Planar Systems Inc. (NASDAQ:PLNR) filed Quarterly Report for the period ended 2010-12-31.
Planar Systems has a market cap of $51.4 million; its shares were traded at around $2.57 with and P/S ratio of 0.3. Hedge Fund Gurus that owns PLNR: Jim Simons of Renaissance Technologies LLC. Mutual Fund and Other Gurus that owns PLNR: Chuck Royce of Royce& Associates.
Highlight of Business Operations:In the first quarter of 2011 net loss was $1.3 million or $0.07 per basic and diluted share as compared to a net loss of $2.7 million or $0.15 per basic and diluted share in the first quarter of 2010. This $1.4 million improvement was due primarily to a decrease of $2.9 million in operating expenses and a $1.8 million improvement in gross profit. These improvements were partially offset by changes in income taxes resulting from a $2.9 million one-time tax benefit recorded in the first quarter of 2010, which reduced the net loss recognized in that period and which was not repeated in the first quarter of 2011.
In the first quarter of 2011 loss from operations was $1.3 million as compared to a loss from operations of $6.0 million in the first quarter of 2010. The $4.7 million improvement in loss from operations for the first quarter of 2011 as compared to the same period of the prior year was due primarily to the impairment and restructuring charges recorded in the first quarter of 2010, which increased operating expenses by $3.4 million in that period. The improved loss from operations was also a result of the increase in gross profit in the first quarter of fiscal 2011 as compared to the first quarter of fiscal 2010.

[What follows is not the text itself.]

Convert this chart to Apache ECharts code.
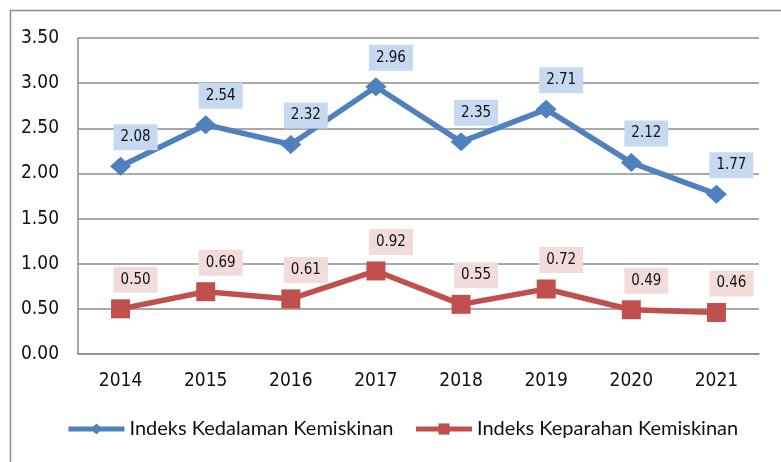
<!DOCTYPE html>
<html>
<head>
<meta charset="utf-8">
<script src="https://cdn.jsdelivr.net/npm/echarts@6/dist/echarts.min.js"></script>
<style>
    html, body {margin: 0; padding: 0; background: #fff;}
    #charts {width: 781px; height: 462px;}
</style>
</head>
<body>
<div id="charts"></div>
<script>
    var years = ['2014', '2015', '2016', '2017', '2018', '2019', '2020', '2021'];
    var kedalaman = [2.08, 2.54, 2.32, 2.96, 2.35, 2.71, 2.12, 1.77];
    var keparahan = [0.50, 0.69, 0.61, 0.92, 0.55, 0.72, 0.49, 0.46];
    var seriesNames = ['Indeks Kedalaman Kemiskinan', 'Indeks Keparahan Kemiskinan'];

    (function () {
        var dom = document.getElementById('charts');
        var myChart = echarts.init(dom, null, {renderer: 'canvas'});
        var narrow = '"DejaVu Sans Condensed", sans-serif';

        function label(bg) {
            return {
                show: true,
                position: 'inside',
                offset: [15, -29],
                fontFamily: narrow,
                fontSize: 15,
                color: '#111',
                backgroundColor: bg,
                padding: [6, 7, 5, 7],
                formatter: function (p) { return p.value.toFixed(2); }
            };
        }

        var option = {
            animation: false,
            graphic: [{
                type: 'rect',
                left: 8, top: 8,
                shape: {width: 800, height: 500},
                style: {fill: 'none', stroke: '#8c8c8c', lineWidth: 1.5}
            }],
            grid: {left: 78, right: 22, top: 38, bottom: 108},
            legend: {
                bottom: 18,
                left: 61,
                itemWidth: 56,
                itemHeight: 14,
                itemGap: 20,
                lineStyle: {width: 5},
                textStyle: {fontFamily: 'Lato, sans-serif', fontSize: 20, color: '#111'},
                data: seriesNames
            },
            xAxis: {
                type: 'category',
                data: years,
                boundaryGap: true,
                axisLine: {lineStyle: {color: '#8c8c8c', width: 1.5}},
                axisTick: {show: false},
                axisLabel: {fontFamily: narrow, fontSize: 19, color: '#111', margin: 18}
            },
            yAxis: {
                type: 'value',
                min: 0, max: 3.5, interval: 0.5,
                axisLine: {show: true, lineStyle: {color: '#8c8c8c', width: 1.5}},
                axisTick: {show: false},
                splitLine: {lineStyle: {color: '#8c8c8c', width: 1.5}},
                axisLabel: {
                    fontFamily: narrow, fontSize: 19, color: '#111', margin: 19,
                    formatter: function (v) { return v.toFixed(2); }
                }
            },
            series: [
                {
                    name: seriesNames[0],
                    type: 'line',
                    data: kedalaman,
                    symbol: 'diamond',
                    symbolSize: [21, 19],
                    lineStyle: {color: '#4F81BD', width: 5.5},
                    itemStyle: {color: '#4F81BD'},
                    label: label('#C6D9F1')
                },
                {
                    name: seriesNames[1],
                    type: 'line',
                    data: keparahan,
                    symbol: 'rect',
                    symbolSize: 19,
                    lineStyle: {color: '#C0504D', width: 5.5},
                    itemStyle: {color: '#C0504D'},
                    label: label('#F2DCDB')
                }
            ]
        };
        myChart.setOption(option, true);
    })();
</script>
</body>
</html>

Expenses for the amortization of intangible assets were $0.5 million and $0.6 million in the first quarters of 2011 and 2010, respectively. The $0.1 million decrease in amortization expenses was the result of certain intangible assets that became fully amortized in the fourth quarter of 2010 and as such had no related amortization expense in the first quarter of 2011. As of December 31, 2010 the consolidated identifiable intangible assets subject to amortization, net of accumulated amortization, consisted of $1.1 million for developed technology and $1.6 million for customer relationships. These assets are being amortized over their remaining estimated useful lives of approximately 1.9 years. When these assets were acquired, the amortization periods were between four and seven years.
In the first quarter of 2011 the Company recorded an income tax expense of $0.1 million on a pretax loss of $1.2 million, resulting in a negative effective tax rate of 8.3%. Comparatively, income tax benefit was $2.9 million in the first quarter of 2010 on a pretax loss of $5.6 million, an effective tax rate of 51.4%. The tax expense for the first quarter of 2011 was largely driven by taxes in foreign jurisdictions and state taxes.
In the first quarter of 2011 net loss was $1.3 million or $0.07 per basic and diluted share. In the same period of the prior year, net loss was $2.7 million or $0.15 per basic and diluted share.
Working capital decreased $0.5 million to $56.6 million at December 31, 2010 from $57.1 million at September 24, 2010. Current assets decreased $2.3 million at December 31, 2010 to $93.7 million as compared to $96.0 million at September 24, 2010 due to a decrease in account receivable, which was partially offset by increases in inventories and other current assets. The $7.4 million decrease in accounts receivable was primarily the result of the $6.4 million decrease in sales in the first quarter of 2011 as compared to the fourth quarter of 2010. Accounts receivable also decreased due to the timing of cash receipts. Inventories increased $3.5 million as a result of the timing of purchases and increases in the forecasts of future shipments. Other current assets increased $1.4 million due primarily to increases in prepaid inventory, prepaid expenses and non-trade receivables. Current liabilities decreased $1.8 million due primarily to decreases in accrued compensation and other current liabilities, which were partially offset by an increase in accounts payable associated with the increase in inventories. The changes in accrued compensation, accrued liabilities, and accounts payable were primarily due to the timing of payments made to the Companys employees and its vendors.